Anyway, we all expect the occasional one to show up in our inboxes, some little one that slips through the net. But due to some brilliant new walls, internet service providers and e-mail companies we don’t have to worry so much about ‘big penus in too weeks’.

But this batch of messages came through and were filled with a new type. There was a spate of messages going round for ages a few years ago, the classic ‘I have 10 million pounds, send me your bank details, I’ll send it to you’ and ‘I am a prince of Africa and I can make you rich beyond your wildest dreams, just send me your bank details’. And all that nonsense.

These were similar, but more worrying. There were hundreds, all but one offering the same thing. The one offered something deeply upsetting, it offered human growth hormones. For cheap.

I mean, really? What the actual fuck?

You too can buy cheap growth hormone on the internet. Just off the bat. Like buying cheap shoes or holidays.

Oh, by the way, Tuesday, 3pm, 6 weeks before you travel is apparently the cheapest time to buy your online holiday. Apparently.

Anyway, that worried me at first. Then realised that I was worrying about the wrong thing. I was worried about buying drugs and hormones online, but there were hundreds of reasons to have a bigger fear. All of them offering a hundred ways to fuck your future up. For however long you like, at a mere 5000% interest.

Bargain.

Now, in fairness, the average payday loan company charges 1700% per annum. This means for every year you don’t pay back, you owe them 1700% on what you borrowed.
Let’s do some maths. It’s only a little bit, don’t panic!

So, you borrow £250, that means in a year, you owe them £4250. That’s quite a jump. And one that spirals, so if you can’t pay them back for another year, if they’re nice you only owe them £8500. If they’re not, you owe them £72,250.

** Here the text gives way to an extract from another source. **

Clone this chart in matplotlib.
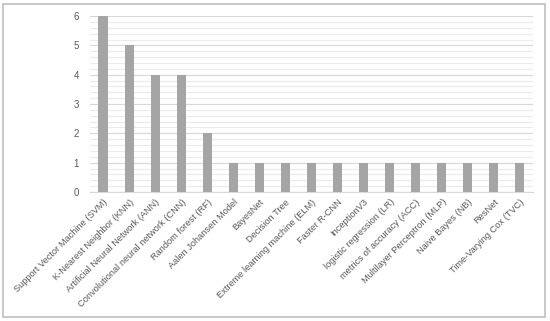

That’s a house deposit. Or half a Ferrari, or the wing mirror of a Rolls Royce.
In fairness, a Rolls is probably a worthy thing to get into debt for, but not really.

There are thousands of people dropping further and further into debt. There’s people relying on food-banks. Some of them are just saving on food to get the better cars and gadgets, but there are quite a considerable number of those people who actually are starving. We got to a stage where people had to choose between food or warmth. It was called the ‘eating or heating dilemma’.

And the outcry was rather, shamefully, quiet.

People have been getting into debt for years, it’s always happened and it always will. But so many are leaping into a deep pool of debt they can’t swim out of.
And they’re drowning.

If you’re in that position, I would suggest seeking help. A debt consolidator. Or better yet, just sit down with a pen and paper, and work it out. Find your numbers, your in-comings and out-goings, and find a happy middle ground. Something you can cope with. Tighten your belt and take what help you can.
Swallowing pride isn’t easy, but sometimes you have to.
If I can swallow a lump that big, anyone can.

But you still shouldn’t buy drugs or growth hormones online. Or spouses.